The NHK Takamatsu Broadcasting Station (NHK高松放送局, NHK Takamatsu Hōsō Kyoku) is a unit of the NHK that oversees terrestrial broadcasting in Kagawa Prefecture.

==History==
Although Takamatsu had an office since 1934, it wasn't until May 17, 1944, that NHK started broadcasting locally. The formal inauguration wasn't held until September 7, 1945 (call sign JOHP). Radio 2 followed on June 29, 1958 (call sign JOHD).

Due to the geographic characteristics of Kagawa Prefecture, viewers could easily receive television signals from Mount Kinko in Okayama. Both NHK General TV and NHK Educational TV started broadcasting locally on March 22, 1969 (JOHP-TV and JOHD-TV) on the UHF band. Until that date, Kagawa depended on the Okayama station.

On May 22, 2023, local programs were added to the NHK+ platform.

The station has a helicopter base, a feature the head station for Shikoku lacks.

==Radio==
JOHP broadcasts on 1368 kHz with output of 5 kW from a transmitter located at Matsunawa. It has a directional relay on 1584 kHz with an output of 100 watts from Kanonji.
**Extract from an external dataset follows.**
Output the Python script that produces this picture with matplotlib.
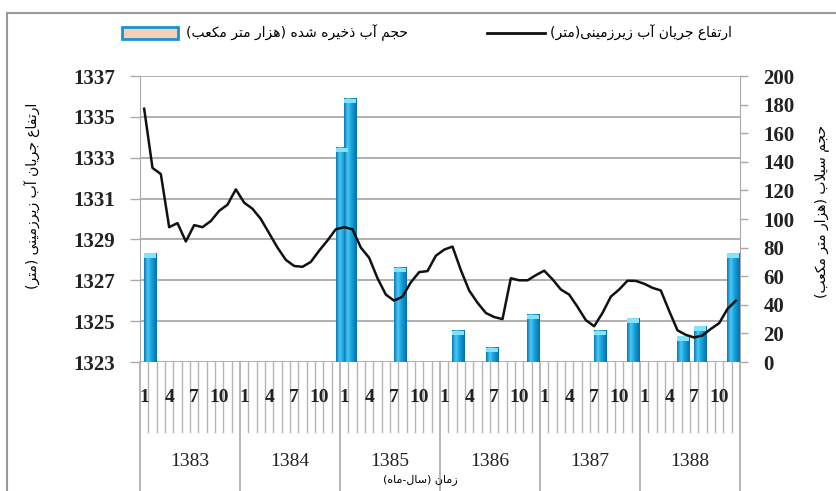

JOHD broadcasts on 1035 kHz with an output of 1 kW. JOHP-FM broadcasts on 86.0 FM with an output of 1 kW from a transmitter located in Goshikidai.

==Controversies==
In March 2019, the station received corrective measures from the Takamatsu Inspection Office of Working Norms for not adequately paying the license fees to staff.